Although it is difficult to see in this 1984 picture, work had begun on a new bridge to span the North Toe River and the railroad tracks in Spruce Pine.

This downtown landmark, labeled the “bottleneck bridge”, was built in 1922. At that time, it was the intersection of NC 226 and US 19E, as the Minpro bypass had not yet been built. Traffic congestion was a nightmare at times, not only because of the large number of vehicles, but also due to the narrow bridge and tight turns. The “new” and current bridge was opened in 1986 and the iconic arched bridge was then torn down. There have been other bridges that forded the Toe River near this location. Some old newspaper writings suggest that there was a passage across in 1901, and it then being washed away in a flood. There was a large metal and wooden bridge that was constructed sometime after that. It was washed away in the great flood of 1916. There are pictures of the 1916 bridge and the abutments for that bridge can still be seen upstream from the current bridge. What did travelers do between times when there was no bridge? One can only assume there was a low-water bridge to cross. And it had been said that during the winter the river would freeze thick enough so that crossings could be made. There is only some concrete visible from the old 1922 bridge left, but fortunately when it was torn down, beginning in 1986, Mr. Robert Stroup, Sr. saved more than a piece of concrete.  There were two bronze plaques at each end of the bridge.

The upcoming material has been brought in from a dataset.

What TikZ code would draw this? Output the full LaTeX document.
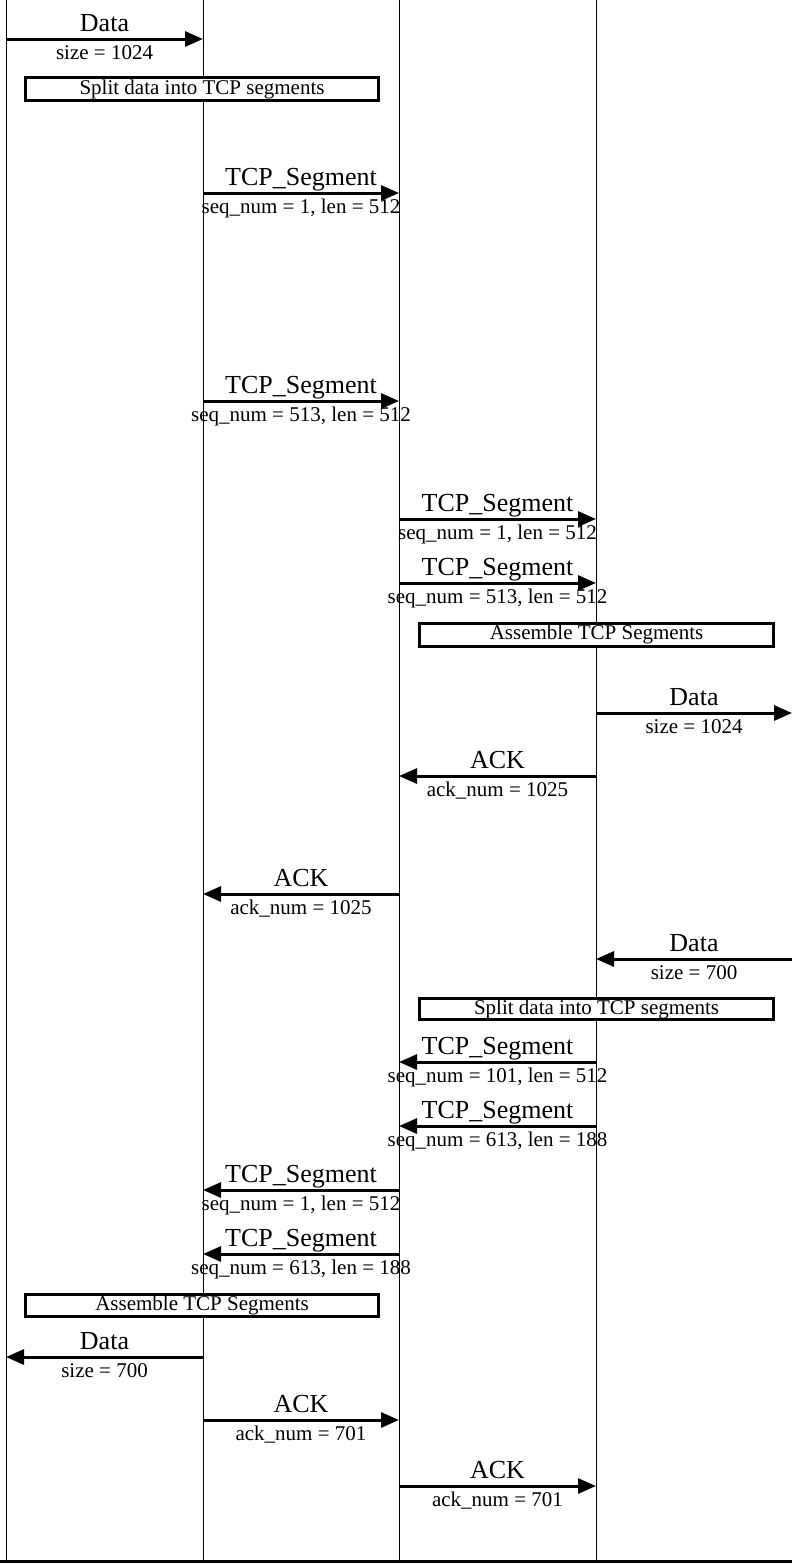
\documentclass[tikz,border=0pt]{standalone}
\usepackage{fontspec}
\setmainfont{Liberation Serif}
\usetikzlibrary{arrows.meta,calc}
\tikzset{
  lifeline/.style={line width=1pt,black},
  msg/.style={line width=3pt,-{Triangle[length=18pt,width=15pt]}},
  toplbl/.style={anchor=base,inner sep=0pt,font=\fontsize{26}{30}\selectfont},
  botlbl/.style={anchor=base,inner sep=0pt,font=\fontsize{21}{25}\selectfont},
  notebox/.style={draw,line width=3pt,fill=white},
  notetext/.style={inner sep=0pt,font=\fontsize{21}{25}\selectfont}
}
\newcommand\msgarrow[6]{%
  \coordinate (#1s) at (#3,#2);
  \coordinate (#1e) at (#4,#2);
  \draw[msg] (#1s) -- (#1e);
  \node[toplbl] (#1t) at ($($(#1s)!0.5!(#1e)$)+(0,-8)$) {#5};
  \node[botlbl] (#1b) at ($($(#1s)!0.5!(#1e)$)+(0,20)$) {#6};
}
\newcommand\notebx[6]{%
  \draw[notebox] (#2,#3) rectangle (#4,#5);
  \node[notetext] (#1) at ($(#2,#3)!0.5!(#4,#5)$) {#6};
}
\begin{document}
\begin{tikzpicture}[x=1pt,y=-1pt]
\useasboundingbox (0,0) rectangle (792,1564);
% lifelines
\foreach \n/\x in {A/6,B/203,C/399,D/596}{
  \coordinate (\n top) at (\x,0);
  \coordinate (\n bot) at (\x,1560);
  \draw[lifeline] (\n top) -- (\n bot);
}
\coordinate (bl) at (0,1561.5);
\coordinate (br) at (792,1561.5);
\draw[line width=3pt] (bl) -- (br);

\msgarrow{m1}{39}{6}{203}{Data}{size = 1024}
\notebx{n1}{25.5}{77.5}{378.5}{100.5}{Split data into TCP segments}
\msgarrow{m2}{193}{203}{399}{TCP\_Segment}{seq\_num = 1, len = 512}
\msgarrow{m3}{401}{203}{399}{TCP\_Segment}{seq\_num = 513, len = 512}
\msgarrow{m4}{519}{399}{596}{TCP\_Segment}{seq\_num = 1, len = 512}
\msgarrow{m5}{583}{399}{596}{TCP\_Segment}{seq\_num = 513, len = 512}
\notebx{n2}{419.5}{623}{773.5}{646}{Assemble TCP Segments}
\msgarrow{m6}{713}{596}{792}{Data}{size = 1024}
\msgarrow{m7}{776}{596}{399}{ACK}{ack\_num = 1025}
\msgarrow{m8}{894}{399}{203}{ACK}{ack\_num = 1025}
\msgarrow{m9}{959}{792}{596}{Data}{size = 700}
\notebx{n3}{419.5}{998.5}{773.5}{1019.5}{Split data into TCP segments}
\msgarrow{m10}{1062}{596}{399}{TCP\_Segment}{seq\_num = 101, len = 512}
\msgarrow{m11}{1126}{596}{399}{TCP\_Segment}{seq\_num = 613, len = 188}
\msgarrow{m12}{1190}{399}{203}{TCP\_Segment}{seq\_num = 1, len = 512}
\msgarrow{m13}{1254}{399}{203}{TCP\_Segment}{seq\_num = 613, len = 188}
\notebx{n4}{25.5}{1294.5}{378.5}{1316}{Assemble TCP Segments}
\msgarrow{m14}{1357}{203}{6}{Data}{size = 700}
\msgarrow{m15}{1420}{203}{399}{ACK}{ack\_num = 701}
\msgarrow{m16}{1486}{399}{596}{ACK}{ack\_num = 701}
\end{tikzpicture}
\end{document}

And although the abuse of 64 years of traffic had taken its toll, he was able to obtain a piece of our town’s history from the company razing the old bridge. Thanks to his son, Luther Stroup, that plaque was given to the Mitchell County Historical Society, where it can be preserved for future generations. We are grateful to him for that donation.


Bronze plaque from the North Carolina State Highway Commission saved during the demolition of the 1922 bridge spanning the North Toe River in Spruce Pine.